Kawachi Chiyo (Jesuit Social Center, Tokyo)
The Bulletin has started a new series of articles “Windows to the World.” The Center’s staff and its collaborators will take turns narrating their social experiences and daily activities.
Have you ever heard of a group called “Camboren” ?
The meaning is “Association for Solidarity with our Friends, the People of Cambodia.” Since 2003, we have been exchanging views with people in Cambodia and decided to select programs of assistance, preferably those desired by the people there, concerning health, education, rural development, etc.
Camboren’s programs concentrate on poor communities located in the surroundings of Sisophon, near the northwest border with Thailand. Jesuit Services Cambodia is active in that region. As part of its solidarity with the people of Cambodia, Camboren organizes yearly study tours with young and senior members visiting the assistance programs. The participants, usually 10 persons, pay their own fare. They reduce their living expenses and support the projects with the savings thus made. It is consoling to see that they also make time to learn about the situation of our Cambodian friends.

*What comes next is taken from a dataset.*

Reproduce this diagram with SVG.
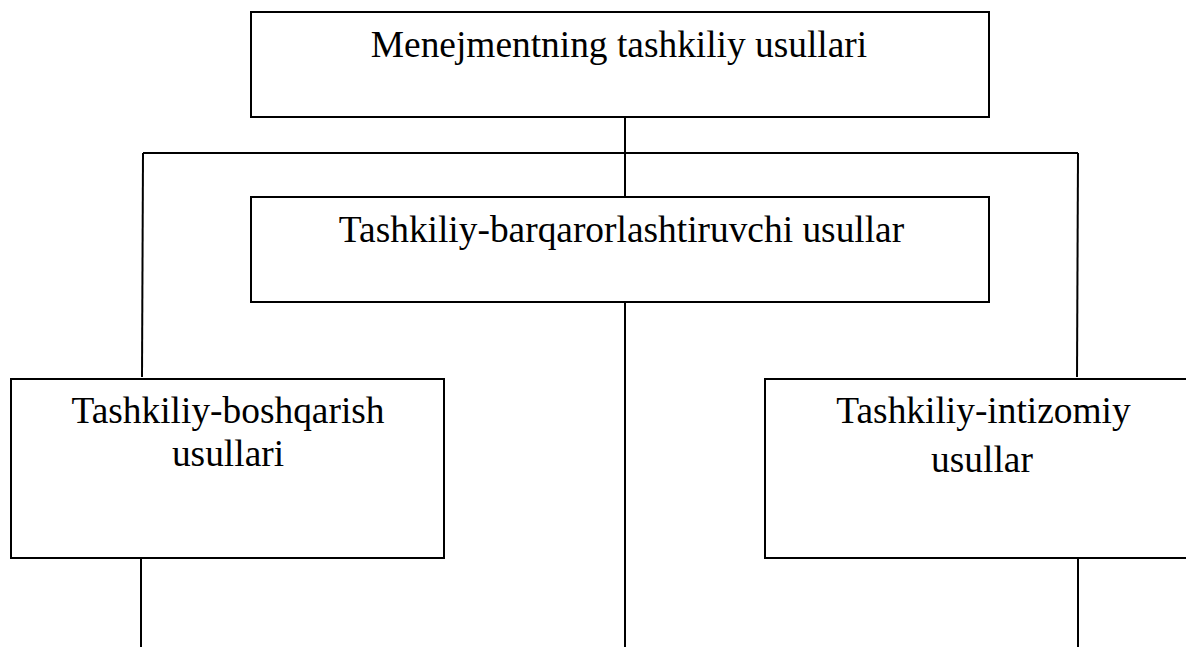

At the time of the last tour we paid a visit to Ms Morm Vesna, a 26-year old lady who runs a dress-making shop in Sisophon. In her childhood her legs were paralyzed from polio. Her legs’ nerves were damaged and although she cannot walk she can somehow stand up. Camboren assisted her with a wheelchair. She attended a 12-month course in dress-making at the “Dove Center,” a technical school for the disabled built and run by Jesuit Services near Phnom Penh. After graduation, she went back to Sisophon, where she makes wedding dresses and uniforms for children with her sewing machine. She is the main income-earner in the family. She is proud of her graduation certificate, which hangs on the wall at the entrance of her house. Ms Vesna’s smiling face is always radiant with confidence. She was able to get an understudy to work at her shop. No matter how poor they may be, Cambodians spend lavishly on wedding feasts. In the show window of the shop she displays colorful buttons, beads and spangles and her good sense lures customers in to ask for the making of a dress.
The staff of Jesuit Services in the Sisophon area is often in direct contact with her family. The staff personnel know well their poor situation and look for ways to assist the disabled woman to support herself and her family. When she applied for training at the “Dove Center,” they checked carefully with friends of the family and relatives, not only on her personal abilities, but also on possible problems arising from moving far from rural Sisophon to Phnom Penh for a full year, especially with regard to her family.
Once everything was cleared, Jesuit Services in Sisophon introduced her to the “Dove Center.” Thus, she was able to receive the necessary assistance to start her training. She became proficient in dress-making and was, most probably, able to receive family support from the staff during her absence. Back in Sisophon after graduation, the staff of Sisophon visits her regularly and continues its follow-up to make sure that she can continue to be self-supporting.
The fact that such a disabled person is able to support herself economically instills confidence and can surely be considered a fruitful result of the assistance she has been given. Generous cooperation in solidarity has continued working in her case.
Every time Camboren organizes tours to Cambodia, the participants pay a visit to the “Dove Center.” We met Ms Vesna there when she was studying dress-making. As a matter of fact, she immediately recognized “Father Pipe” (Fr Bonet, the representative of Camboren) at the time of our visit to the “Dove Center.” Years later we were able to see how she was getting along with her work in Sisophon.